# Request:
Using the entries shown below, output the line containing "Clone this chart in matplotlib.", the line containing "[-0.02] * 44)", and every line between them, exactly. Pictures are omitted.

====

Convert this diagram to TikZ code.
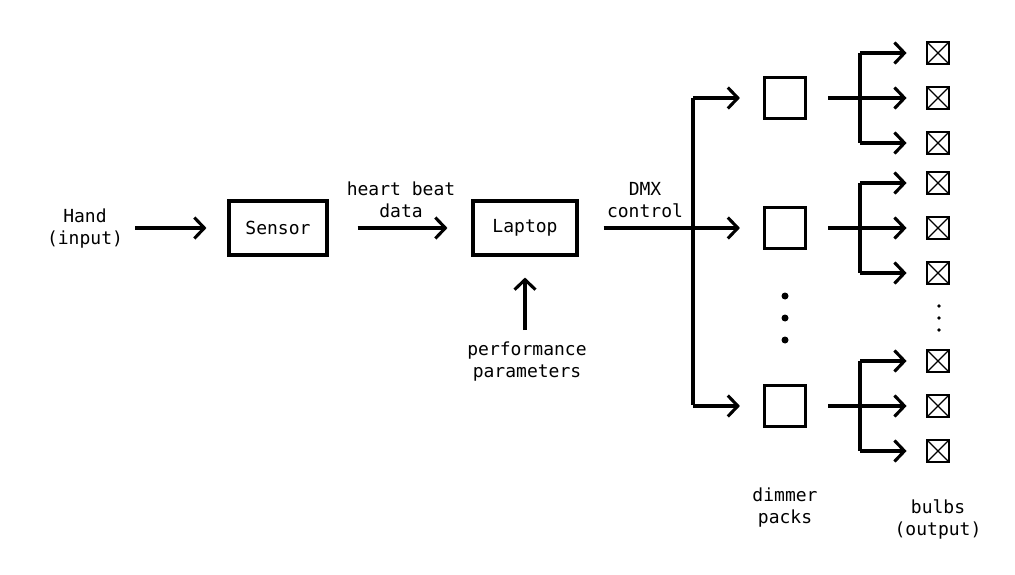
\documentclass[tikz,border=0pt]{standalone}
\usepackage{fontspec}
\setmainfont{DejaVu Sans Mono}
\usetikzlibrary{arrows.meta}
\tikzset{
  ln/.style={line width=3.1pt},
  arr/.style={ln, -{Straight Barb[length=10pt,width=21pt,line width=3.1pt]}},
  blk/.style={draw, line width=3.1pt, minimum height=54pt, inner sep=0pt},
  dim/.style={draw, line width=3.1pt, minimum size=41pt, inner sep=0pt},
  bulb/.style={draw, line width=2.8pt, minimum size=22pt, inner sep=0pt,
    path picture={\draw[line width=1.2pt] (path picture bounding box.north west) -- (path picture bounding box.south east)
      (path picture bounding box.north east) -- (path picture bounding box.south west);}},
  lbl/.style={align=center, font=\fontsize{18}{22}\selectfont, inner sep=2pt},
  bigdot/.style={circle, fill, inner sep=0pt, minimum size=7pt},
  smalldot/.style={circle, fill, inner sep=0pt, minimum size=3.6pt}
}
\begin{document}
\begin{tikzpicture}[x=1pt,y=-1pt]
\useasboundingbox (0,0) rectangle (1015,575);
% main chain
\node[lbl] (hand) at (85,229) {Hand\\(input)};
\node[blk, minimum width=98pt, lbl, inner sep=0pt] (sensor) at (278,228) {Sensor};
\node[blk, minimum width=104pt, lbl, inner sep=0pt] (laptop) at (525,228) {Laptop};
\node[lbl] (hb) at (401,200) {heart beat\\data};
\node[lbl] (dmx) at (645,200) {DMX\\control};
\node[lbl] (perf) at (527,362) {performance\\parameters};
\draw[arr, shorten <=10pt, shorten >=21pt] (hand.east |- sensor) -- (sensor);
\draw[arr, shorten <=29pt, shorten >=24pt] (sensor) -- (laptop);
\draw[arr, shorten <=10pt, shorten >=21pt] (perf.north -| laptop) -- (laptop);
% bus
\coordinate (bt) at (693,98);
\coordinate (bb) at (693,405);
\draw[ln, shorten <=25pt] (laptop.east) -- (bt |- laptop.east);
\draw[ln] (bt) -- (bb);
% dimmers
\node[dim] (d1) at (785,98) {};
\node[dim] (d2) at (785,228) {};
\node[dim] (d3) at (785,406) {};
\draw[arr, shorten >=23pt] (bt) -- (d1);
\draw[arr, shorten >=23pt] (bt |- d2) -- (d2);
\draw[arr, shorten >=23pt] (bt |- d3) -- (d3);
\node[bigdot] (dd1) at (785,296) {};
\node[bigdot] (dd2) at (785,318) {};
\node[bigdot] (dd3) at (785,340) {};
% bulbs
\foreach \g/\y in {1/98,2/228,3/406}{
  \node[bulb] (b\g1) at (938,\y-45) {};
  \node[bulb] (b\g2) at (938,\y) {};
  \node[bulb] (b\g3) at (938,\y+45) {};
  \coordinate (j\g t) at (860,\y-45);
  \coordinate (j\g b) at (860,\y+45);
  \draw[ln] (j\g t) -- (j\g b);
  \draw[arr, shorten <=21pt, shorten >=19pt] (d\g) -- (b\g2);
  \draw[arr, shorten >=19pt] (j\g t) -- (b\g1);
  \draw[arr, shorten >=19pt] (j\g b) -- (b\g3);
}
\node[smalldot] (bd1) at (939,306) {};
\node[smalldot] (bd2) at (939,318) {};
\node[smalldot] (bd3) at (939,330) {};
\node[lbl] (dp) at (785,508) {dimmer\\packs};
\node[lbl] (bo) at (938,519) {bulbs\\(output)};
\end{tikzpicture}
\end{document}
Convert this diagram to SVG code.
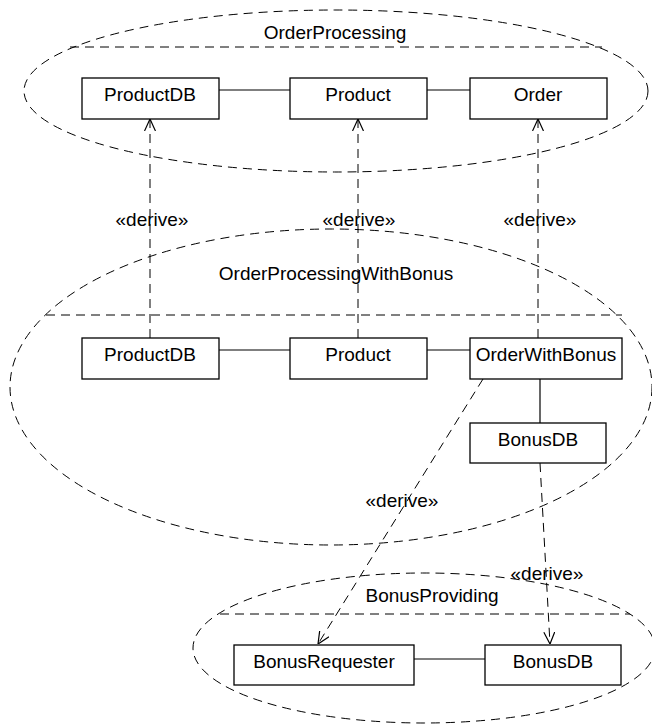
<svg xmlns="http://www.w3.org/2000/svg" width="652" height="725" viewBox="0 0 652 725">
  <style>
    .pkg { fill: none; stroke: #000; stroke-width: 1; stroke-dasharray: 9 6; }
    .box { fill: #fff; stroke: #000; stroke-width: 1.3; }
    .assoc { fill: none; stroke: #000; stroke-width: 1.2; }
    .dep { fill: none; stroke: #000; stroke-width: 1; stroke-dasharray: 9 6; marker-end: url(#open); }
    text { font-family: "Liberation Sans", Arial, sans-serif; font-size: 19px; fill: #000; text-anchor: middle; }
  </style>
  <defs>
    <marker id="open" viewBox="0 0 12 12" refX="12" refY="6" markerWidth="12" markerHeight="12" markerUnits="userSpaceOnUse" orient="auto">
      <path d="M0,0.5 L12,6 L0,11.5" fill="none" stroke="#000" stroke-width="1.2"/>
    </marker>
  </defs>

  <!-- package outlines -->
  <g id="pkg-OrderProcessing">
    <ellipse class="pkg" cx="336" cy="91" rx="312" ry="81"/>
    <line class="pkg" x1="70" y1="47" x2="602" y2="47"/>
    <text x="335" y="39">OrderProcessing</text>
  </g>
  <g id="pkg-OrderProcessingWithBonus">
    <ellipse class="pkg" cx="331" cy="387" rx="321" ry="158"/>
    <line class="pkg" x1="46" y1="315" x2="622" y2="315"/>
    <text x="336" y="280">OrderProcessingWithBonus</text>
  </g>
  <g id="pkg-BonusProviding">
    <ellipse class="pkg" cx="424" cy="648" rx="231" ry="75"/>
    <line class="pkg" x1="220" y1="614" x2="630" y2="614"/>
    <text x="432" y="602">BonusProviding</text>
  </g>

  <!-- connectors -->
  <g id="connectors">
    <line class="assoc" x1="219" y1="90" x2="290" y2="90"/>
    <line class="assoc" x1="427" y1="90" x2="470" y2="90"/>
    <line class="assoc" x1="219" y1="350" x2="290" y2="350"/>
    <line class="assoc" x1="427" y1="350" x2="470" y2="350"/>
    <line class="assoc" x1="540" y1="379" x2="540" y2="423"/>
    <line class="assoc" x1="414" y1="659" x2="485" y2="659"/>

    <line class="dep" x1="150" y1="338" x2="150" y2="119"/>
    <line class="dep" x1="358" y1="338" x2="358" y2="119"/>
    <line class="dep" x1="538" y1="338" x2="538" y2="119"/>
    <line class="dep" x1="483" y1="379" x2="318" y2="644"/>
    <line class="dep" x1="540" y1="463" x2="550" y2="644"/>

    <text x="152" y="226">«derive»</text>
    <text x="359" y="226">«derive»</text>
    <text x="540" y="226">«derive»</text>
    <text x="402" y="507">«derive»</text>
    <text x="547" y="580">«derive»</text>
  </g>

  <!-- classes -->
  <g id="op-ProductDB"><rect class="box" x="82" y="78" width="137" height="41"/><text x="150" y="101">ProductDB</text></g>
  <g id="op-Product"><rect class="box" x="290" y="78" width="137" height="41"/><text x="358" y="101">Product</text></g>
  <g id="op-Order"><rect class="box" x="470" y="78" width="137" height="41"/><text x="538" y="101">Order</text></g>

  <g id="opb-ProductDB"><rect class="box" x="82" y="338" width="137" height="41"/><text x="150" y="361">ProductDB</text></g>
  <g id="opb-Product"><rect class="box" x="290" y="338" width="137" height="41"/><text x="358" y="361">Product</text></g>
  <g id="opb-OrderWithBonus"><rect class="box" x="470" y="338" width="152" height="41"/><text x="546" y="361">OrderWithBonus</text></g>
  <g id="opb-BonusDB"><rect class="box" x="470" y="423" width="136" height="40"/><text x="538" y="446">BonusDB</text></g>

  <g id="bp-BonusRequester"><rect class="box" x="234" y="645" width="180" height="40"/><text x="324" y="668">BonusRequester</text></g>
  <g id="bp-BonusDB"><rect class="box" x="485" y="645" width="136" height="40"/><text x="553" y="668">BonusDB</text></g>
</svg>
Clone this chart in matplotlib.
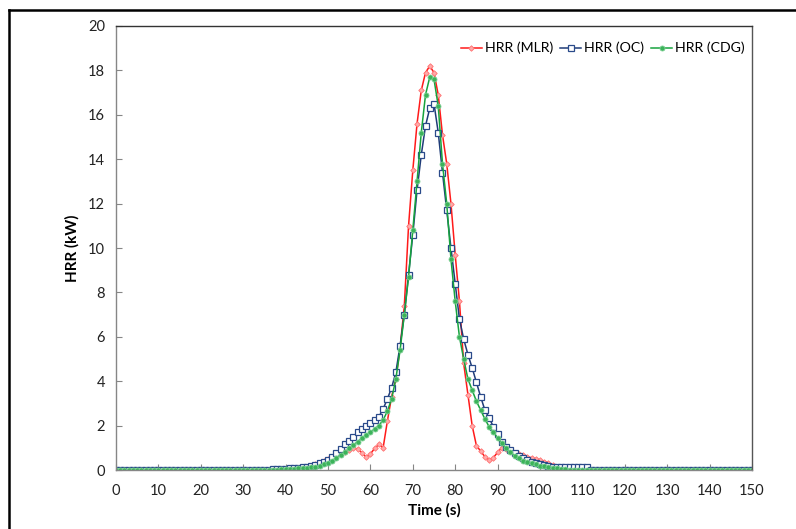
import numpy as np
import matplotlib.pyplot as plt
from matplotlib.lines import Line2D

# Tempo (s), uma amostra por segundo
t = list(range(0, 151))

# HRR (MLR)
hrr_mlr = ([0.0] * 40 +
           [0.05, 0.06, 0.08, 0.10, 0.12, 0.15, 0.20, 0.25, 0.32, 0.40,
            0.48, 0.55, 0.62, 0.70, 0.80, 0.90, 0.98, 0.95, 0.78, 0.58,
            0.72, 0.98, 1.15, 1.00, 2.20, 3.30, 4.10, 5.50, 7.40, 11.0,
            13.5, 15.6, 17.1, 17.9, 18.2, 17.9, 16.9, 15.1, 13.8, 12.0,
            9.7, 7.6, 4.8, 3.4, 2.0, 1.10, 0.85, 0.60, 0.45, 0.55,
            0.80, 1.00, 0.95, 0.85, 0.78, 0.72, 0.66, 0.60, 0.55, 0.50,
            0.45, 0.38, 0.32, 0.22, 0.05, -0.12, -0.05] +
           [-0.02] * 44)

# HRR (OC)
hrr_oc = ([0.0] * 36 +
          [0.02, 0.03, 0.04, 0.05, 0.06, 0.07, 0.08, 0.10, 0.12, 0.15,
           0.18, 0.22, 0.30, 0.38, 0.45, 0.60, 0.75, 0.95, 1.15, 1.30,
           1.50, 1.70, 1.85, 1.98, 2.10, 2.25, 2.40, 2.75, 3.20, 3.70,
           4.40, 5.60, 7.00, 8.80, 10.6, 12.6, 14.2, 15.5, 16.3, 16.5,
           15.2, 13.4, 11.7, 10.0, 8.40, 6.80, 5.90, 5.20, 4.60, 3.95,
           3.30, 2.70, 2.35, 1.95, 1.60, 1.25, 1.05, 0.90, 0.75, 0.62,
           0.52, 0.45, 0.38, 0.32, 0.27, 0.22, 0.18, 0.15, 0.13, 0.12,
           0.12, 0.12, 0.12, 0.12, 0.12, 0.12, 0.02] +
          [0.01] * 38)

# HRR (CDG)
hrr_cdg = ([0.0] * 38 +
           [0.02, 0.03, 0.04, 0.05, 0.06, 0.07, 0.08, 0.10, 0.12, 0.15,
            0.20, 0.26, 0.33, 0.42, 0.55, 0.68, 0.82, 0.97, 1.12, 1.28,
            1.42, 1.58, 1.70, 1.85, 2.00, 2.25, 2.65, 3.20, 4.10, 5.40,
            7.00, 8.70, 10.8, 13.0, 15.2, 16.9, 17.7, 17.6, 16.4, 13.8,
            12.0, 9.50, 7.60, 6.00, 5.00, 4.10, 3.60, 3.10, 2.70, 2.30,
            1.95, 1.70, 1.45, 1.20, 0.98, 0.80, 0.65, 0.52, 0.42, 0.35,
            0.30, 0.25, 0.20, 0.16, 0.12, 0.10, 0.07, 0.05, 0.03] +
           [0.02] * 44)

plt.rcParams['font.family'] = ['Lato', 'DejaVu Sans']

fig = plt.figure(figsize=(7.96, 5.29), dpi=100)
ax = fig.add_axes([116 / 796, 59 / 529, 636 / 796, 444 / 529])

ax.plot(t, hrr_mlr, color='#ff1a1a', linewidth=1.1, marker='D', markersize=2.8,
        markerfacecolor='#ffaaaa', markeredgecolor='#ff7070', markeredgewidth=0.6,
        label='HRR (MLR)')
ax.plot(t, hrr_oc, color='#1f3c78', linewidth=1.1, marker='s', markersize=3.8,
        markerfacecolor='white', markeredgecolor='#2a4a8a', markeredgewidth=0.9,
        label='HRR (OC)')
ax.plot(t, hrr_cdg, color='#17a33e', linewidth=1.1, marker='o', markersize=3.6,
        markerfacecolor='#3cb35a', markeredgecolor='#7ccf93', markeredgewidth=0.6,
        label='HRR (CDG)')

ax.set_xlim(0, 150)
ax.set_ylim(0, 20)
ax.set_xticks(range(0, 151, 10))
ax.set_yticks(range(0, 21, 2))
ax.tick_params(direction='in', length=4, color='#868686', labelsize=10.5,
               labelcolor='#222222', pad=8)
ax.tick_params(axis='x', pad=10)

ax.spines['left'].set_color('#868686')
ax.spines['bottom'].set_color('#868686')
ax.spines['top'].set_color('#333333')
ax.spines['right'].set_color('#555555')
for s in ax.spines.values():
    s.set_linewidth(1.0)

ax.set_xlabel('Time (s)', fontsize=11, fontweight='bold', labelpad=4)
ax.set_ylabel('HRR (kW)', fontsize=11, fontweight='bold', labelpad=6)

ax.legend(loc='center right', bbox_to_anchor=(1.0, 0.95), ncol=3, frameon=False,
          fontsize=10.2, handlelength=1.5, handletextpad=0.2, columnspacing=0.5,
          borderaxespad=0.1)

# moldura exterior
fig.add_artist(Line2D([8.5 / 796, 8.5 / 796], [0, 1 - 10 / 529],
                      transform=fig.transFigure, color='black', linewidth=1.8))
fig.add_artist(Line2D([8.5 / 796, 1], [1 - 10 / 529, 1 - 10 / 529],
                      transform=fig.transFigure, color='black', linewidth=1.8))

fig.savefig('out.png', dpi=100)
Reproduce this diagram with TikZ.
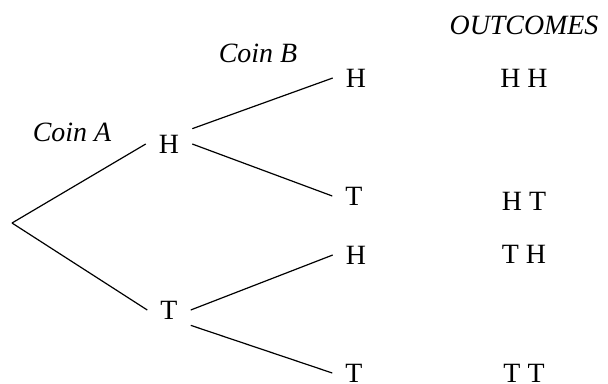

====

# Written solution:
Clone this chart in matplotlib.
import numpy as np
import matplotlib.pyplot as plt
from matplotlib.lines import Line2D

# Tempo (s), uma amostra por segundo
t = list(range(0, 151))

# HRR (MLR)
hrr_mlr = ([0.0] * 40 +
           [0.05, 0.06, 0.08, 0.10, 0.12, 0.15, 0.20, 0.25, 0.32, 0.40,
            0.48, 0.55, 0.62, 0.70, 0.80, 0.90, 0.98, 0.95, 0.78, 0.58,
            0.72, 0.98, 1.15, 1.00, 2.20, 3.30, 4.10, 5.50, 7.40, 11.0,
            13.5, 15.6, 17.1, 17.9, 18.2, 17.9, 16.9, 15.1, 13.8, 12.0,
            9.7, 7.6, 4.8, 3.4, 2.0, 1.10, 0.85, 0.60, 0.45, 0.55,
            0.80, 1.00, 0.95, 0.85, 0.78, 0.72, 0.66, 0.60, 0.55, 0.50,
            0.45, 0.38, 0.32, 0.22, 0.05, -0.12, -0.05] +
           [-0.02] * 44)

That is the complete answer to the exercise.